Begin Working data
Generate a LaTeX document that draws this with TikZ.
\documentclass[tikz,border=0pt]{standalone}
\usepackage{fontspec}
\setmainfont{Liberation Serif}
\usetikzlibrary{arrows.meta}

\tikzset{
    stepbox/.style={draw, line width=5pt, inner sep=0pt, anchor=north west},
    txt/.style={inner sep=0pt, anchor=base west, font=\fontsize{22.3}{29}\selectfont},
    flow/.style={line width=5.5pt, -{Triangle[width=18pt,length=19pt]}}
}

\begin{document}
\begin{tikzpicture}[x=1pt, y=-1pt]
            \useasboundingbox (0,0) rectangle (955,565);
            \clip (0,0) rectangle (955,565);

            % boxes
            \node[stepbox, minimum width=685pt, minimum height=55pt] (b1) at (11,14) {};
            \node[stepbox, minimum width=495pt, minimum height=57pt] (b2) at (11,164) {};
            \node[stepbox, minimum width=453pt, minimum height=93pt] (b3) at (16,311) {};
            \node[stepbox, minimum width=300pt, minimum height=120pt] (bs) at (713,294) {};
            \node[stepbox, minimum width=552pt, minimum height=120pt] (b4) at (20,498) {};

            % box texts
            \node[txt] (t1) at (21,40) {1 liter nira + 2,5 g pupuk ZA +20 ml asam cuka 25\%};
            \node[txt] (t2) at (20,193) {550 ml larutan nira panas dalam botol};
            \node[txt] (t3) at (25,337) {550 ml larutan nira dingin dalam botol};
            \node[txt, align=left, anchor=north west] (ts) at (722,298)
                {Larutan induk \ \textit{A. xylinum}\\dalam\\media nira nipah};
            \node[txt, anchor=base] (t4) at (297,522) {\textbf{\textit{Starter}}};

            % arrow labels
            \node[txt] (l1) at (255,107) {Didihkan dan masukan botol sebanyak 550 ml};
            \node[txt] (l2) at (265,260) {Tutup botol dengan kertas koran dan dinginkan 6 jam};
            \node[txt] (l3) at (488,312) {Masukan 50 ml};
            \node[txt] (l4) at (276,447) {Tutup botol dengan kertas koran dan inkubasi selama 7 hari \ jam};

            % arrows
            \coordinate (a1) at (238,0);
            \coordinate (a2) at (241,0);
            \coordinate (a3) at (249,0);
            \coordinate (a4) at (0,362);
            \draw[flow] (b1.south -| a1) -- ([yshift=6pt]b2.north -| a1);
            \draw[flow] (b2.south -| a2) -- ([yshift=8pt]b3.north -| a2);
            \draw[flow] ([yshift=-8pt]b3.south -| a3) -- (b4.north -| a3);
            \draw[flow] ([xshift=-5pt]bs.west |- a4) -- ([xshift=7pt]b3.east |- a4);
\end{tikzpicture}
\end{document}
End Working data
Begin Working data
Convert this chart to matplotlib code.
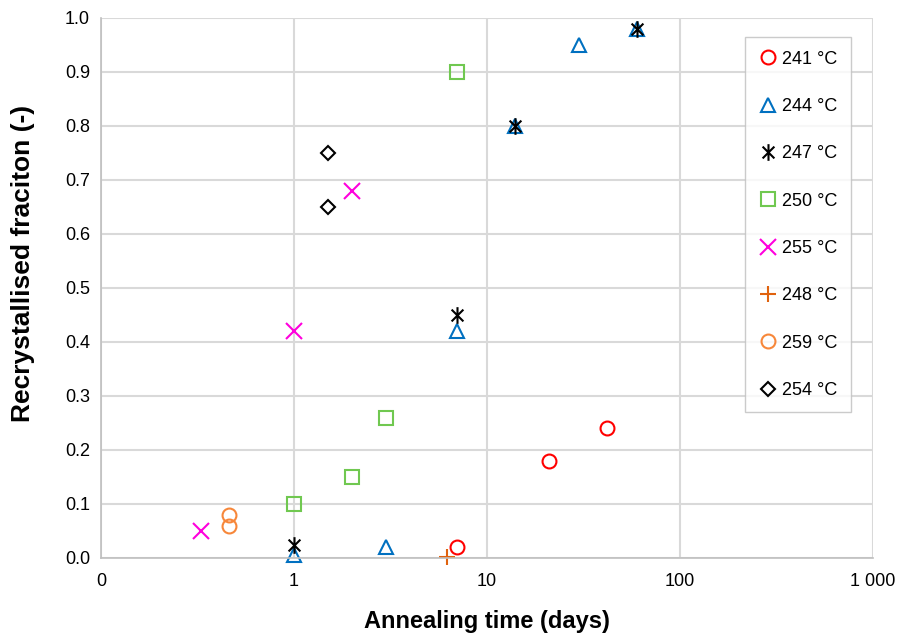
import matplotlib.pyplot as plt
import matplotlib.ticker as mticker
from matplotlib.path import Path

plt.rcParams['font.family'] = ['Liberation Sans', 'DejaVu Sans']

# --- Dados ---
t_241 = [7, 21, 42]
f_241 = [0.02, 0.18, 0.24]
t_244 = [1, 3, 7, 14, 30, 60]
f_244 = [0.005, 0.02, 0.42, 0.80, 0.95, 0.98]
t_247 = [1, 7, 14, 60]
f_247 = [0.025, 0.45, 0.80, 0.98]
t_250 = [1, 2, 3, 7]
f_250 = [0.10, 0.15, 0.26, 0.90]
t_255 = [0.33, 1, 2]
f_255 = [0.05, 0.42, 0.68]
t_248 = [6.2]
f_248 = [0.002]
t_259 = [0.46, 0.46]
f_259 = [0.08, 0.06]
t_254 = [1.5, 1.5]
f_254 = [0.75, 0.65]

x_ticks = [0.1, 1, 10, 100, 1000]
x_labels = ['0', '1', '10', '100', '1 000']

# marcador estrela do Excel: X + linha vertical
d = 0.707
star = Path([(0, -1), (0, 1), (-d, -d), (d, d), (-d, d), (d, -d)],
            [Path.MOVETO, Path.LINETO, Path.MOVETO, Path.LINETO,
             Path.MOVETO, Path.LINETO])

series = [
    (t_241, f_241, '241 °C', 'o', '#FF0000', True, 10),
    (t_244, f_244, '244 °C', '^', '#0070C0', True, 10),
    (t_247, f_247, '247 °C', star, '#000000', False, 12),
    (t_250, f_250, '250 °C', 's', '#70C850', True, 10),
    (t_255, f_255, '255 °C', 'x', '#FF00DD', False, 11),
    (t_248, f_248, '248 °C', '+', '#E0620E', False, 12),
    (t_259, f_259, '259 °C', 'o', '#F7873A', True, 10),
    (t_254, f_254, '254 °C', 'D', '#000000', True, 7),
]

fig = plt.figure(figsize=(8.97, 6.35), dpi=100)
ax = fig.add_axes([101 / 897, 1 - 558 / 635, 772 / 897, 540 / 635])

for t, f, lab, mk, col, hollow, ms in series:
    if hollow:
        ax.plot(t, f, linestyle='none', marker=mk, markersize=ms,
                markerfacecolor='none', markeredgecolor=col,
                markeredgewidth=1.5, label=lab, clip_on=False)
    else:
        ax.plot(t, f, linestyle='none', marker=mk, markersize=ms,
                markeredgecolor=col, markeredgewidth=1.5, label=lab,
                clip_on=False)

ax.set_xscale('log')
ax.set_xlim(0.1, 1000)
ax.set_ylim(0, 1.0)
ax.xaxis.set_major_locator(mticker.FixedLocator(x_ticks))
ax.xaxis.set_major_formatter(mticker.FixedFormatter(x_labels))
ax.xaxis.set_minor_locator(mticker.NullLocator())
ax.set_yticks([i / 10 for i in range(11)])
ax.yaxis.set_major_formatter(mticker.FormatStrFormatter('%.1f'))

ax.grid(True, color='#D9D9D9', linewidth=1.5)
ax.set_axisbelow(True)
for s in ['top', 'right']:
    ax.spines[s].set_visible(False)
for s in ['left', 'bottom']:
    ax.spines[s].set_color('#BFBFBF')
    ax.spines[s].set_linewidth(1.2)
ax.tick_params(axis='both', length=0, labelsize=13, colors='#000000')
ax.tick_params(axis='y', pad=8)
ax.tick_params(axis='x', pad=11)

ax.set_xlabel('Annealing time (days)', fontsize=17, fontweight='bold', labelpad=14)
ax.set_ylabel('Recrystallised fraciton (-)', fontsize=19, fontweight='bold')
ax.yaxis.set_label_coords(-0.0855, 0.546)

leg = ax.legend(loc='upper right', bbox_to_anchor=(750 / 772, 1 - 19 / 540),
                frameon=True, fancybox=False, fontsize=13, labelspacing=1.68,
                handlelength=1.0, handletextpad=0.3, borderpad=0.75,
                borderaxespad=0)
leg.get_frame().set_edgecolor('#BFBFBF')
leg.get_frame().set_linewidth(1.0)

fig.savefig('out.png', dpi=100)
End Working data
-- Exercise --
Pictures excluded, retype exactly the lines running from the one with "Convert this chart to matplotlib code." through the one with "plt.rcParams['font.family'] = ['Liberation". Include both end lines and nothing more.

-- Written response --
Convert this chart to matplotlib code.
import matplotlib.pyplot as plt
import matplotlib.ticker as mticker
from matplotlib.path import Path

plt.rcParams['font.family'] = ['Liberation Sans', 'DejaVu Sans']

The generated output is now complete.